# Dataset excerpt:
-- begin --
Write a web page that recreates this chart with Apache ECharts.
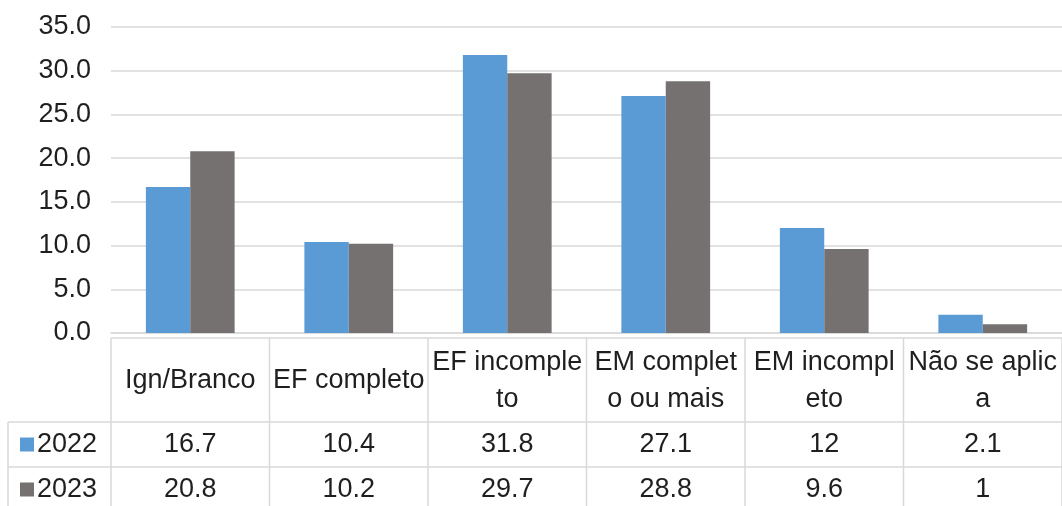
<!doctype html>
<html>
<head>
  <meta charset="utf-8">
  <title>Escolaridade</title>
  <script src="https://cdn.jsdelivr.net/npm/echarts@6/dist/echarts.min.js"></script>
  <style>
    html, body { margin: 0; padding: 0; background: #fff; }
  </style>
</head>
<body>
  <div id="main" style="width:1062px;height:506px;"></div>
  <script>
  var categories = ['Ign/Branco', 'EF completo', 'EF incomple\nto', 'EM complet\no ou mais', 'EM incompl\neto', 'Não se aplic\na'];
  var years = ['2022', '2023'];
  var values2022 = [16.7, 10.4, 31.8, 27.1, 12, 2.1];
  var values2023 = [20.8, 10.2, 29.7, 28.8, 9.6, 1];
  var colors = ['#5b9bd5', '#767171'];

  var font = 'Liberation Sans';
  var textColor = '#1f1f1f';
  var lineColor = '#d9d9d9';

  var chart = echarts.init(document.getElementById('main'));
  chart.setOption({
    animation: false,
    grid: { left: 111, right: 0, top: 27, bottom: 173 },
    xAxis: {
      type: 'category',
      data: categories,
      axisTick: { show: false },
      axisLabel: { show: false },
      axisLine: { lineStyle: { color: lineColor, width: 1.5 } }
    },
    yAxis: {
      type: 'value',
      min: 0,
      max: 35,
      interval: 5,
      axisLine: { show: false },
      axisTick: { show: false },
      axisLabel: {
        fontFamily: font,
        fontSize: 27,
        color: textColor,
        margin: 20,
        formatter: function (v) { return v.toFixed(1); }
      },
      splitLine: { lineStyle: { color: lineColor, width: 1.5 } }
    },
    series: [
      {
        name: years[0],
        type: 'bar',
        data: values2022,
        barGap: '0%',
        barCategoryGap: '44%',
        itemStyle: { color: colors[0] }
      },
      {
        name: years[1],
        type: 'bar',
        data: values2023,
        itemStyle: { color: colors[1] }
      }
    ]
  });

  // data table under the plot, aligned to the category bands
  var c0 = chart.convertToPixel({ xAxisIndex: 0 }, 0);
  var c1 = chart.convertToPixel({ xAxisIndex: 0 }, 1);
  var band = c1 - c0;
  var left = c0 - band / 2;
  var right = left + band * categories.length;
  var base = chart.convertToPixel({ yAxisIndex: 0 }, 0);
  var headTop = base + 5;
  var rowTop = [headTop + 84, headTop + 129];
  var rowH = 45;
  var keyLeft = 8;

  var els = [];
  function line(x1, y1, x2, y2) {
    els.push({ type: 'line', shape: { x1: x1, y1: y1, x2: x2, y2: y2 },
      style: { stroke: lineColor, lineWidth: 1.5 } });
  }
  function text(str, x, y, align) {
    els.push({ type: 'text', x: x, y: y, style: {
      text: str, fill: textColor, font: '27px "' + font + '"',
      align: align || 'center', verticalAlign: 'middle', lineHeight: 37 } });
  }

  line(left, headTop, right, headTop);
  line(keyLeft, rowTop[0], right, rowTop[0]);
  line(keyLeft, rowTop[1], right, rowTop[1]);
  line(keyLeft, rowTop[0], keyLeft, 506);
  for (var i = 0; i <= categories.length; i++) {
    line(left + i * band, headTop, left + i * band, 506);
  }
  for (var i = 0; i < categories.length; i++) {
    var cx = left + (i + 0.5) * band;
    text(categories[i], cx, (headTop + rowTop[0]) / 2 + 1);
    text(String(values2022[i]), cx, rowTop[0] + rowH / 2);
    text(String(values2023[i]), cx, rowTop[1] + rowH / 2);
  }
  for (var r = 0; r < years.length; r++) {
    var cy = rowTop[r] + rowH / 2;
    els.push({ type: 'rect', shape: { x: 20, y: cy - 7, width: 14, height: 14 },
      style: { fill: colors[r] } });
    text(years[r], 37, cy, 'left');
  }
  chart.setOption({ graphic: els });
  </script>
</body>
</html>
-- end --
Repeat the data exactly, without the pictures.

# Response:
Write a web page that recreates this chart with Apache ECharts.
<!doctype html>
<html>
<head>
  <meta charset="utf-8">
  <title>Escolaridade</title>
  <script src="https://cdn.jsdelivr.net/npm/echarts@6/dist/echarts.min.js"></script>
  <style>
    html, body { margin: 0; padding: 0; background: #fff; }
  </style>
</head>
<body>
  <div id="main" style="width:1062px;height:506px;"></div>
  <script>
  var categories = ['Ign/Branco', 'EF completo', 'EF incomple\nto', 'EM complet\no ou mais', 'EM incompl\neto', 'Não se aplic\na'];
  var years = ['2022', '2023'];
  var values2022 = [16.7, 10.4, 31.8, 27.1, 12, 2.1];
  var values2023 = [20.8, 10.2, 29.7, 28.8, 9.6, 1];
  var colors = ['#5b9bd5', '#767171'];

  var font = 'Liberation Sans';
  var textColor = '#1f1f1f';
  var lineColor = '#d9d9d9';

  var chart = echarts.init(document.getElementById('main'));
  chart.setOption({
    animation: false,
    grid: { left: 111, right: 0, top: 27, bottom: 173 },
    xAxis: {
      type: 'category',
      data: categories,
      axisTick: { show: false },
      axisLabel: { show: false },
      axisLine: { lineStyle: { color: lineColor, width: 1.5 } }
    },
    yAxis: {
      type: 'value',
      min: 0,
      max: 35,
      interval: 5,
      axisLine: { show: false },
      axisTick: { show: false },
      axisLabel: {
        fontFamily: font,
        fontSize: 27,
        color: textColor,
        margin: 20,
        formatter: function (v) { return v.toFixed(1); }
      },
      splitLine: { lineStyle: { color: lineColor, width: 1.5 } }
    },
    series: [
      {
        name: years[0],
        type: 'bar',
        data: values2022,
        barGap: '0%',
        barCategoryGap: '44%',
        itemStyle: { color: colors[0] }
      },
      {
        name: years[1],
        type: 'bar',
        data: values2023,
        itemStyle: { color: colors[1] }
      }
    ]
  });

  // data table under the plot, aligned to the category bands
  var c0 = chart.convertToPixel({ xAxisIndex: 0 }, 0);
  var c1 = chart.convertToPixel({ xAxisIndex: 0 }, 1);
  var band = c1 - c0;
  var left = c0 - band / 2;
  var right = left + band * categories.length;
  var base = chart.convertToPixel({ yAxisIndex: 0 }, 0);
  var headTop = base + 5;
  var rowTop = [headTop + 84, headTop + 129];
  var rowH = 45;
  var keyLeft = 8;

  var els = [];
  function line(x1, y1, x2, y2) {
    els.push({ type: 'line', shape: { x1: x1, y1: y1, x2: x2, y2: y2 },
      style: { stroke: lineColor, lineWidth: 1.5 } });
  }
  function text(str, x, y, align) {
    els.push({ type: 'text', x: x, y: y, style: {
      text: str, fill: textColor, font: '27px "' + font + '"',
      align: align || 'center', verticalAlign: 'middle', lineHeight: 37 } });
  }

  line(left, headTop, right, headTop);
  line(keyLeft, rowTop[0], right, rowTop[0]);
  line(keyLeft, rowTop[1], right, rowTop[1]);
  line(keyLeft, rowTop[0], keyLeft, 506);
  for (var i = 0; i <= categories.length; i++) {
    line(left + i * band, headTop, left + i * band, 506);
  }
  for (var i = 0; i < categories.length; i++) {
    var cx = left + (i + 0.5) * band;
    text(categories[i], cx, (headTop + rowTop[0]) / 2 + 1);
    text(String(values2022[i]), cx, rowTop[0] + rowH / 2);
    text(String(values2023[i]), cx, rowTop[1] + rowH / 2);
  }
  for (var r = 0; r < years.length; r++) {
    var cy = rowTop[r] + rowH / 2;
    els.push({ type: 'rect', shape: { x: 20, y: cy - 7, width: 14, height: 14 },
      style: { fill: colors[r] } });
    text(years[r], 37, cy, 'left');
  }
  chart.setOption({ graphic: els });
  </script>
</body>
</html>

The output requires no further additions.